Matched Legal Cases: ['art 36', 'art 36', 'art 36', 'art 36', 'art 36', 'art 36', 'art 36', 'art 36', 'art 36']

Mohammed v. The Home Office – PIC
Mohammed v. The Home Office
Mathew Lawton, Costs Consultant at PIC reports on the case of Mohammed v. The Home Office
In Mohammed v the Home Office [2017] EWHC 3051(QB) the High Court made it clear that the additional 10% uplift on damages the Courts can award for beating a Part 36 Offer means an uplift on damages plus basic interest.
Mr Abdulrahman Mohammed was awarded £78,500 plus interest for unjust imprisonment for a total period of 445 days. Mr Mohammed’s Solicitors had earlier made the Home Office a Part 36 Offer of £70,000.
Considering first the enhanced interest he should award under rule 36.17(4)(a), Mr Edward Pepperall QC, sitting as a High Court Deputy, said: “While judges are required to take into account ‘all of the circumstances’, it does not follow that each circumstance prayed in aid will necessarily be relevant to the exercise of the Court’s discretion under Part 36. As I explained in my main Judgment, the fact that Mr Mohammed is a criminal who had been lawfully imprisoned on a number of occasions did not mean that he was not entitled to compensation for false imprisonment, but it did moderate the award.”
Mr Pepperall in delivering his Judgment said that among the relevant matters in calculating enhanced interest were the Home Office’s own submissions on quantum, which valued the case “very much in the region of the Part 36 Offer” and that the Part 36 Offer should “always have been recognised as a reasonable offer that put the Home Office at risk under Part 36 in the event that liability was established”. Another factor was the time between Part 36 Offer and Judgment as there had been over seven months elapsing between the deadline for accepting the offer and the Trial.

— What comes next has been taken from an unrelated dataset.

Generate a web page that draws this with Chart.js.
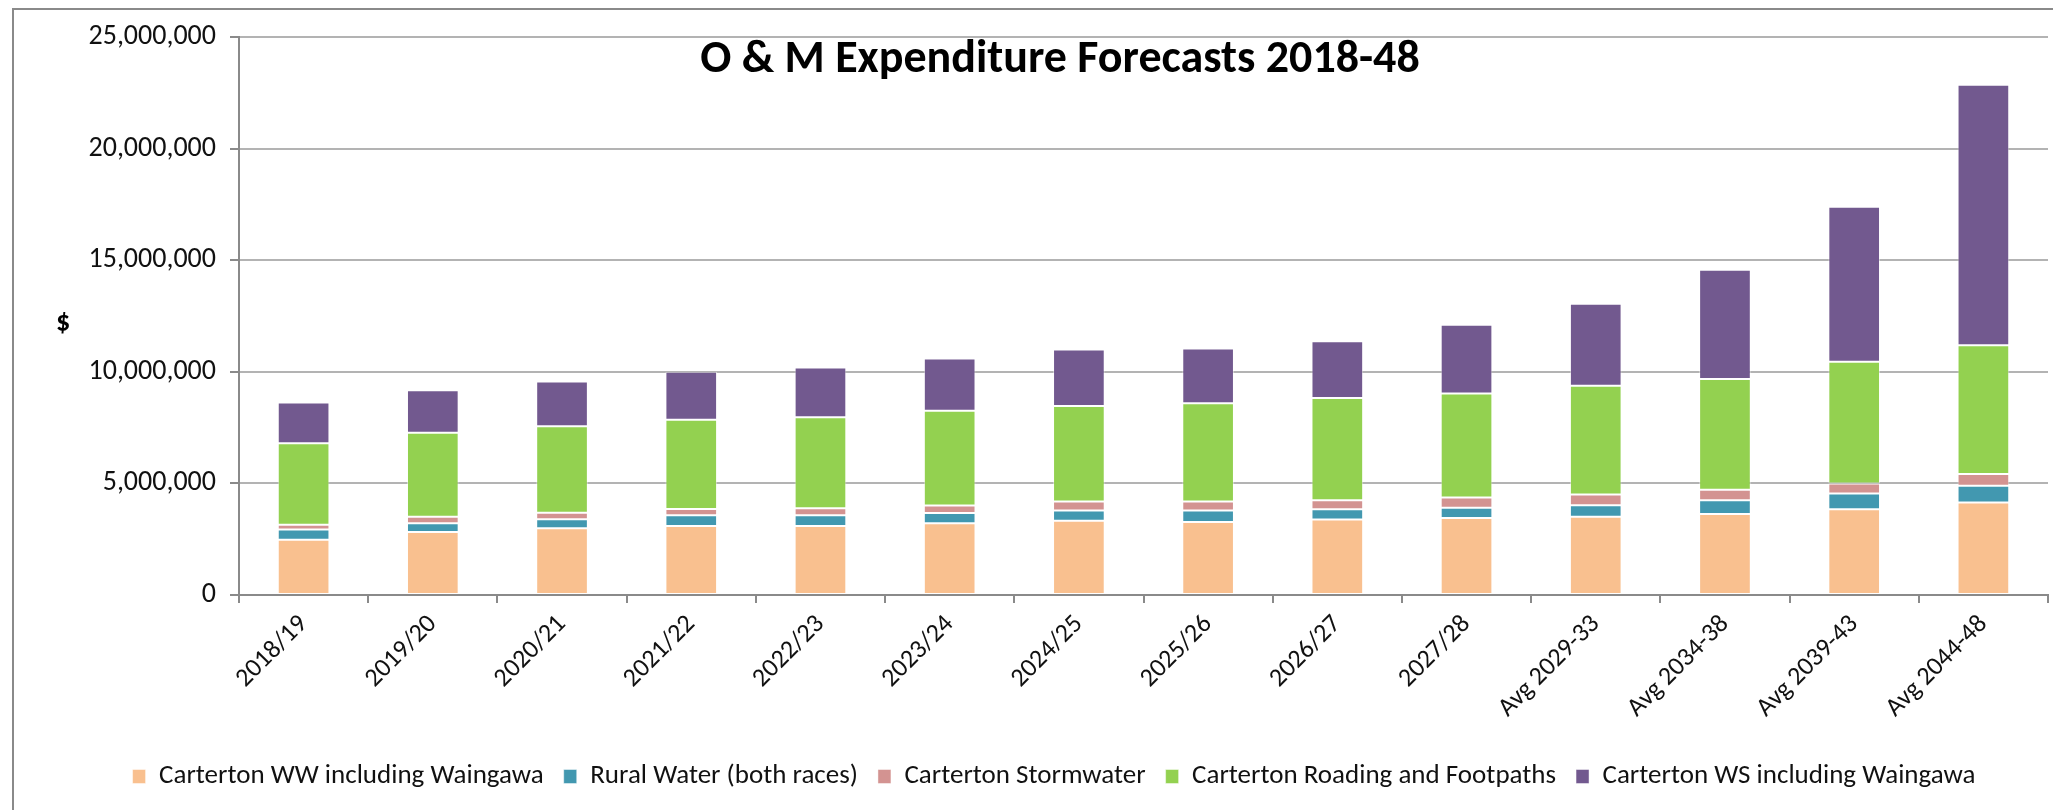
<!DOCTYPE html>
<html>
<head>
<meta charset="utf-8">
<script src="https://cdn.jsdelivr.net/npm/chart.js@4.4.1/dist/chart.umd.min.js"></script>
<style>
  html, body { margin: 0; padding: 0; background: #fff; overflow: hidden; }
  #wrap { position: relative; width: 2053px; height: 810px; }
  #frame {
    position: absolute; left: 12px; top: 8px; width: 2100px; height: 900px;
    border: 2px solid #8a8a8a; box-sizing: border-box;
  }
  #chart { position: absolute; left: 0; top: 0; }
  .overlay { position: absolute; color: #000; white-space: nowrap;
    font-family: Carlito, "Liberation Sans Narrow", "Open Sans", sans-serif; }
  #title { left: 1060px; top: 56px; transform: translate(-50%, -50%);
    font-size: 46px; font-weight: bold; }
  #ylabel { left: 63px; top: 320px; transform: translate(-50%, -50%);
    font-size: 28px; font-weight: bold; }
</style>
</head>
<body>
<div id="wrap">
  <div id="frame"></div>
  <canvas id="chart" width="2053" height="810"></canvas>
  <div id="title" class="overlay">O &amp; M Expenditure Forecasts 2018-48</div>
  <div id="ylabel" class="overlay">$</div>
</div>
<script>
/* O & M expenditure forecasts, stacked columns */

const CATEGORIES = ['2018/19', '2019/20', '2020/21', '2021/22', '2022/23', '2023/24', '2024/25',
  '2025/26', '2026/27', '2027/28', 'Avg 2029-33', 'Avg 2034-38', 'Avg 2039-43', 'Avg 2044-48'];

// values in $
const WW_CARTERTON = [2470000, 2820000, 2990000, 3090000, 3090000, 3210000, 3330000,
  3270000, 3380000, 3450000, 3510000, 3630000, 3840000, 4140000];
const RURAL_WATER  = [470000, 390000, 400000, 480000, 480000, 460000, 460000,
  520000, 460000, 460000, 510000, 620000, 710000, 750000];
const STORMWATER   = [210000, 300000, 300000, 280000, 320000, 340000, 400000,
  400000, 410000, 460000, 480000, 460000, 440000, 530000];
const ROADING      = [3650000, 3760000, 3870000, 4000000, 4070000, 4240000, 4280000,
  4400000, 4580000, 4660000, 4870000, 4970000, 5460000, 5770000];
const WS_CARTERTON = [1830000, 1900000, 2010000, 2150000, 2230000, 2350000, 2530000,
  2450000, 2540000, 3080000, 3680000, 4890000, 6940000, 11670000];

const Y_TICKS = [0, 5000000, 10000000, 15000000, 20000000, 25000000];

const FONT = 'Carlito, "Liberation Sans Narrow", "Open Sans", sans-serif';
const AXIS_LINE = '#8a8a8a';
const GRID_LINE = '#b3b3b3';
const TEXT = '#111';

const fmt = (v) => new Intl.NumberFormat('en-US').format(v);

function series(label, data, color) {
  return {
    label, data,
    backgroundColor: color,
    borderColor: 'rgba(255,255,255,0.45)',
    borderWidth: 1,
    borderSkipped: false,
    barPercentage: 0.4,
    categoryPercentage: 1.0,
  };
}

new Chart(document.getElementById('chart'), {
  type: 'bar',
  data: {
    labels: CATEGORIES,
    datasets: [
      series('Carterton WW including Waingawa', WW_CARTERTON, '#f9c08f'),
      series('Rural Water (both races)', RURAL_WATER, '#4298b0'),
      series('Carterton Stormwater', STORMWATER, '#d39391'),
      series('Carterton Roading and Footpaths', ROADING, '#93d150'),
      series('Carterton WS including Waingawa', WS_CARTERTON, '#72598f'),
    ]
  },
  options: {
    responsive: false,
    animation: false,
    layout: { padding: { left: 60, right: 5, top: 37, bottom: 10 } },
    plugins: {
      title: { display: false },
      tooltip: { enabled: false },
      legend: {
        position: 'bottom',
        labels: {
          boxWidth: 13, boxHeight: 14, padding: 20,
          color: TEXT, font: { family: FONT, size: 27 },
        }
      }
    },
    scales: {
      x: {
        stacked: true,
        afterFit: (s) => { s.height = 148; },
        border: { display: true, color: AXIS_LINE, width: 2 },
        grid: { display: true, drawOnChartArea: false, drawTicks: true, tickLength: 8,
                color: AXIS_LINE, lineWidth: 2, offset: true },
        ticks: { minRotation: 45, maxRotation: 45, padding: 6, color: TEXT,
                 font: { family: FONT, size: 26 } },
      },
      y: {
        stacked: true,
        min: 0, max: 25000000,
        afterFit: (s) => { s.width = 179; },
        afterBuildTicks: (s) => { s.ticks = Y_TICKS.map(v => ({ value: v })); },
        border: { display: true, color: AXIS_LINE, width: 2 },
        grid: { color: GRID_LINE, lineWidth: 2, tickLength: 9, tickColor: AXIS_LINE },
        ticks: { padding: 14, color: TEXT, font: { family: FONT, size: 28 },
                 callback: (v) => fmt(v) },
      }
    }
  }
});
</script>
</body>
</html>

Mr Pepperall said in his Judgement that the proper construction was clear. “In calculating the additional amount, the Court should take into account the gross award that would have been made but for Part 36. That is the sum that the Court was about to award when taken to the Part 36 offer.” This included basic interest, whether awarded pursuant to contract or the Court’s discretionary power, but excluded any enhanced interest awarded under rule 36.17(4)(a). Accordingly, the Claimant was awarded an uplift of 10% on his damages award plus agreed interest under the Senior Courts Act 1981.